QUANDO O SOL SE PÕE DENTRO DE UM CAFÉ
>> Cristiana Moura


Não havia mesa livre como de costume. Esqueci-me do desconforto da cadeira alta na simpatia larga do rapaz do outro lado do balcão. Tomava meu chá e observava os passantes do lado de fora do café. Alguns paravam para olhar o cardápio através do vidro.  Do lado de cá temos uma impressão divertida de que eles é que estão dentro de uma vitrine.

Sim, uma vitrine de manequins vivos. A luz do Sol adentrando o recinto através do vidro parece não lhes dar permissão para enxergar o lado de dentro. A moça para, olha talvez o cardápio e, por certo, a si mesma. Arruma o cabelo, passa batom. Ela percebe que está sendo observada e o jeito sem jeito da moça se faz diversão pro mundo do lado de cá. Leandro, o rapaz vendendo cafés e simpatia detrás do balcão, ri. Nasce uma descontração solta do tudo igual do trabalho no café.

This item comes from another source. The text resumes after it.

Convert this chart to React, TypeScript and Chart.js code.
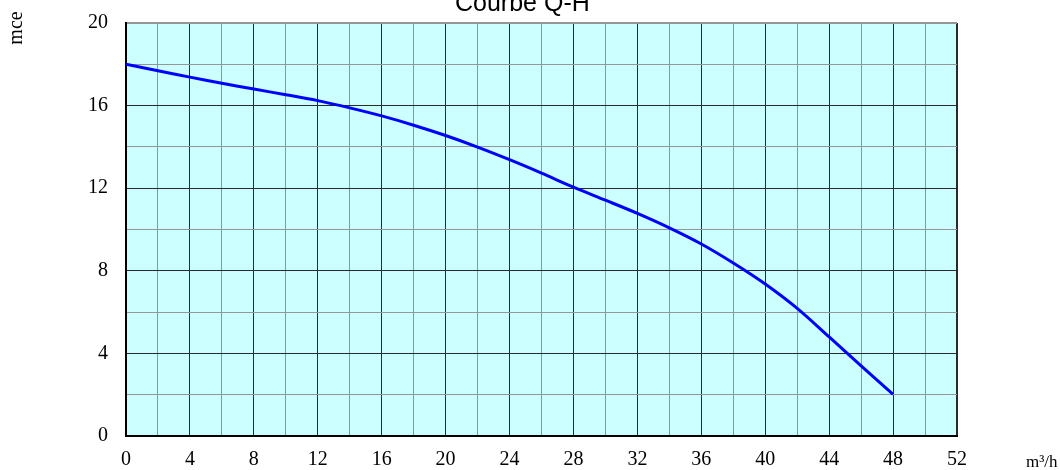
import React, { useEffect, useRef } from "react";
import { Chart, registerables } from "chart.js";

Chart.register(...registerables);

const flowValues = [0, 2, 4, 6, 8, 10, 12, 14, 16, 18, 20, 22, 24, 26, 28, 30, 32, 34, 36, 38, 40, 42, 44, 46, 48];
const headValues = [18, 17.69, 17.38, 17.08, 16.8, 16.53, 16.24, 15.89, 15.5, 15.05, 14.55, 13.99, 13.38, 12.73, 12.05, 11.42, 10.78, 10.08, 9.3, 8.38, 7.36, 6.18, 4.8, 3.4, 2.02];
const titleText = "Courbe Q-H";
const yAxisLabel = "mce";
const xAxisLabel = "m³/h";
const xMin = 0;
const xMax = 52;
const yMin = 0;
const yMax = 20;

const SERIF = "'Liberation Serif', 'Times New Roman', serif";
const SANS = "'Liberation Sans', Arial, sans-serif";

const bgPlugin = {
  id: "plotBg",
  beforeDraw(chart: any) {
    const { ctx, chartArea } = chart;
    ctx.save();
    ctx.fillStyle = "#CCFFFF";
    ctx.fillRect(chartArea.left, chartArea.top, chartArea.right - chartArea.left, chartArea.bottom - chartArea.top);
    ctx.restore();
  },
  afterDraw(chart: any) {
    const { ctx } = chart;
    ctx.save();
    ctx.fillStyle = "#000";
    ctx.font = "25px " + SANS;
    ctx.textAlign = "left";
    ctx.textBaseline = "alphabetic";
    ctx.fillText(titleText, 455, 11);

    ctx.font = "17px " + SERIF;
    ctx.fillText(xAxisLabel, 1026, 467);

    ctx.translate(22, 28);
    ctx.rotate(-Math.PI / 2);
    ctx.textAlign = "center";
    ctx.font = "20px " + SERIF;
    ctx.fillText(yAxisLabel, 0, 0);
    ctx.restore();
  },
};

export default function App() {
  const ref = useRef<HTMLCanvasElement | null>(null);

  useEffect(() => {
    if (!ref.current) return;
    const data = flowValues.map((q, i) => ({ x: q, y: headValues[i] }));
    const chart = new Chart(ref.current, {
      type: "line",
      data: {
        datasets: [
          {
            data,
            borderColor: "#0000FF",
            borderWidth: 3,
            pointRadius: 0,
            fill: false,
            tension: 0.3,
          },
        ],
      },
      options: {
        animation: false,
        responsive: false,
        devicePixelRatio: 1,
        layout: { padding: { top: 23, right: 103, left: 0, bottom: 0 } },
        plugins: { legend: { display: false }, title: { display: false }, tooltip: { enabled: false } },
        scales: {
          x: {
            type: "linear",
            min: xMin,
            max: xMax,
            afterFit: (s: any) => {
              s.height = 34;
            },
            ticks: {
              stepSize: 2,
              autoSkip: false,
              maxRotation: 0,
              padding: 12,
              color: "#000",
              font: { family: SERIF, size: 20 },
              callback: (v: any) => (Number(v) % 4 === 0 ? String(v) : ""),
            },
            grid: {
              drawTicks: false,
              color: (c: any) => (c.tick && c.tick.value % 4 === 0 ? "#2a2a2a" : "#959595"),
              lineWidth: (c: any) => (c.tick && c.tick.value === xMax ? 2 : 1),
            },
            border: { color: "#000", width: 2 },
          },
          y: {
            type: "linear",
            min: yMin,
            max: yMax,
            afterFit: (s: any) => {
              s.width = 126;
            },
            ticks: {
              stepSize: 2,
              autoSkip: false,
              padding: 0,
              color: "#000",
              font: { family: SERIF, size: 20 },
              callback: (v: any) => (Number(v) % 4 === 0 ? String(v) : ""),
            },
            grid: {
              drawTicks: true,
              tickLength: 18,
              tickColor: "rgba(0,0,0,0)",
              color: (c: any) =>
                c.tick && c.tick.value % 4 === 0 && c.tick.value !== yMax ? "#2a2a2a" : "#959595",
              lineWidth: (c: any) => (c.tick && c.tick.value === yMax ? 2 : 1),
            },
            border: { color: "#000", width: 2 },
          },
        },
      } as any,
      plugins: [bgPlugin],
    });
    return () => chart.destroy();
  }, []);

  return (
    <div style={{ position: "fixed", left: 0, top: 0, width: 1060, height: 470, background: "#fff" }}>
      <canvas ref={ref} width={1060} height={470} style={{ width: 1060, height: 470 }} />
    </div>
  );
}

Leandro conta que é sempre assim quando é antes do pôr do sol. A luz transforma o vidro em espelho e o pessoal se arruma, faz careta e, se percebe que estamos vendo daqui, é um desconcerto só. Vai contando e rindo um riso daqueles de canto de boca. Parece que os narcisos se afogando na vitrine do café contribuem para a simpatia do rapaz que já traz no olhar o cansaço da semana inteira de trabalho.

Eu tomo meu chá. Leandro guarda xícaras, copos e pires com destreza e intimidade, sem perceber que seus utensílios são instrumentos criando música para os chás e cafés de fim de tarde.

O Sol se pôs e fiquei aqui pensando o que será que, nesta vida, de tanta luz, me ofusca também.

Comentários

Zoraya disse…
Que beleza de crônica a partir de um chá, hein, Cris? Linda de beber.
Cristiana Moura disse…
Tá aí, Zoraya, quero beber crônicas!